═══ RAW DATA
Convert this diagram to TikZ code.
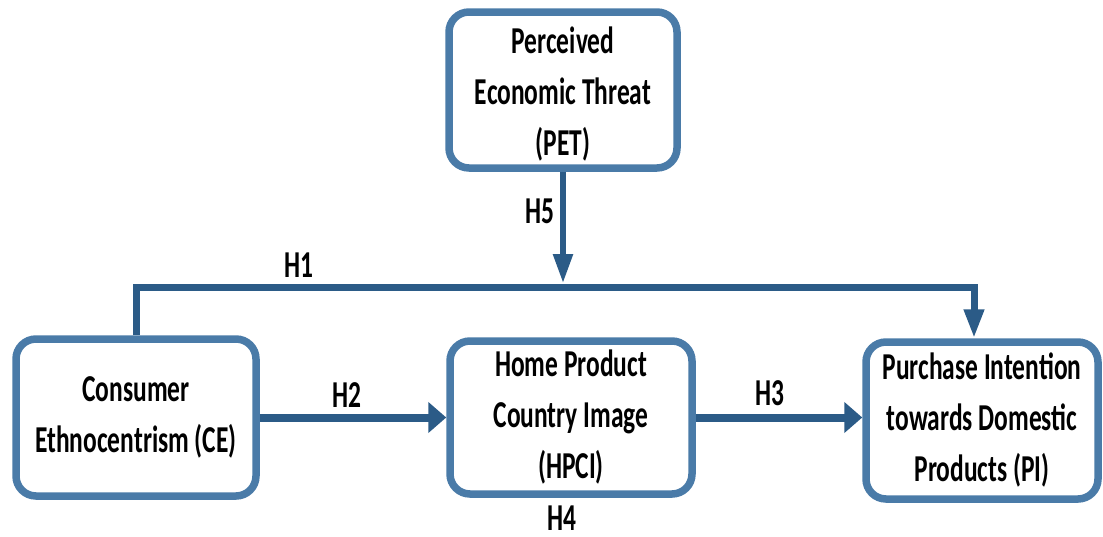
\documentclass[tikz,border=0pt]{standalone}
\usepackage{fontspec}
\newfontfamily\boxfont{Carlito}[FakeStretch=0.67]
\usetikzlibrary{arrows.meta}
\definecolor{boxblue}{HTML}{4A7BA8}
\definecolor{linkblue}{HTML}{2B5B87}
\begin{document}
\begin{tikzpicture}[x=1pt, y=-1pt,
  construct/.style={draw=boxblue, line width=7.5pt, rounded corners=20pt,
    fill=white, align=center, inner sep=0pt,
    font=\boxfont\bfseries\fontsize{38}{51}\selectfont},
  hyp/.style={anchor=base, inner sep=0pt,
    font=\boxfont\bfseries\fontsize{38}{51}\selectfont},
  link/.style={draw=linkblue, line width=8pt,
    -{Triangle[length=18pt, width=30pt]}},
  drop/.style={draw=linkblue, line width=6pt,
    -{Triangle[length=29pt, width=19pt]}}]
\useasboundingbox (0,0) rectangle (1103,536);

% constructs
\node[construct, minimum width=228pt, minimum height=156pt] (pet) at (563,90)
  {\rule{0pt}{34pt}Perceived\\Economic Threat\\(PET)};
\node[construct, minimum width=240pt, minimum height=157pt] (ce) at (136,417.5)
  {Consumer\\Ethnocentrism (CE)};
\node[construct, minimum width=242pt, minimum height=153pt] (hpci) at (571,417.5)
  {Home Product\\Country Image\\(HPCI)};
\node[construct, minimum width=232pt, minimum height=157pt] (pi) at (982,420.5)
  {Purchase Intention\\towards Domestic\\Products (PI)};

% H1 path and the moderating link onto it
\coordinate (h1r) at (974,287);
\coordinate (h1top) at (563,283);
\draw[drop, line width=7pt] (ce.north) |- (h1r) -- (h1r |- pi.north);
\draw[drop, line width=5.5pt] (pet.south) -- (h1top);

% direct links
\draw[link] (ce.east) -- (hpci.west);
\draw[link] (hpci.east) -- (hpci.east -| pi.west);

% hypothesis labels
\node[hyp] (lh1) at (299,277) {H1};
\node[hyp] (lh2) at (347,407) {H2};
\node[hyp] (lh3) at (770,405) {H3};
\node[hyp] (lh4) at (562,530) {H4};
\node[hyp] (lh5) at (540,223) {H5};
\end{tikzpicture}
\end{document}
══════
◆ **PROBLEM DESCRIPTION**: Set down the complete material exactly, but do not include the images.

◆ **FINISHED EXERCISE**:
Convert this diagram to TikZ code.
\documentclass[tikz,border=0pt]{standalone}
\usepackage{fontspec}
\newfontfamily\boxfont{Carlito}[FakeStretch=0.67]
\usetikzlibrary{arrows.meta}
\definecolor{boxblue}{HTML}{4A7BA8}
\definecolor{linkblue}{HTML}{2B5B87}
\begin{document}
\begin{tikzpicture}[x=1pt, y=-1pt,
  construct/.style={draw=boxblue, line width=7.5pt, rounded corners=20pt,
    fill=white, align=center, inner sep=0pt,
    font=\boxfont\bfseries\fontsize{38}{51}\selectfont},
  hyp/.style={anchor=base, inner sep=0pt,
    font=\boxfont\bfseries\fontsize{38}{51}\selectfont},
  link/.style={draw=linkblue, line width=8pt,
    -{Triangle[length=18pt, width=30pt]}},
  drop/.style={draw=linkblue, line width=6pt,
    -{Triangle[length=29pt, width=19pt]}}]
\useasboundingbox (0,0) rectangle (1103,536);

% constructs
\node[construct, minimum width=228pt, minimum height=156pt] (pet) at (563,90)
  {\rule{0pt}{34pt}Perceived\\Economic Threat\\(PET)};
\node[construct, minimum width=240pt, minimum height=157pt] (ce) at (136,417.5)
  {Consumer\\Ethnocentrism (CE)};
\node[construct, minimum width=242pt, minimum height=153pt] (hpci) at (571,417.5)
  {Home Product\\Country Image\\(HPCI)};
\node[construct, minimum width=232pt, minimum height=157pt] (pi) at (982,420.5)
  {Purchase Intention\\towards Domestic\\Products (PI)};

% H1 path and the moderating link onto it
\coordinate (h1r) at (974,287);
\coordinate (h1top) at (563,283);
\draw[drop, line width=7pt] (ce.north) |- (h1r) -- (h1r |- pi.north);
\draw[drop, line width=5.5pt] (pet.south) -- (h1top);

% direct links
\draw[link] (ce.east) -- (hpci.west);
\draw[link] (hpci.east) -- (hpci.east -| pi.west);

% hypothesis labels
\node[hyp] (lh1) at (299,277) {H1};
\node[hyp] (lh2) at (347,407) {H2};
\node[hyp] (lh3) at (770,405) {H3};
\node[hyp] (lh4) at (562,530) {H4};
\node[hyp] (lh5) at (540,223) {H5};
\end{tikzpicture}
\end{document}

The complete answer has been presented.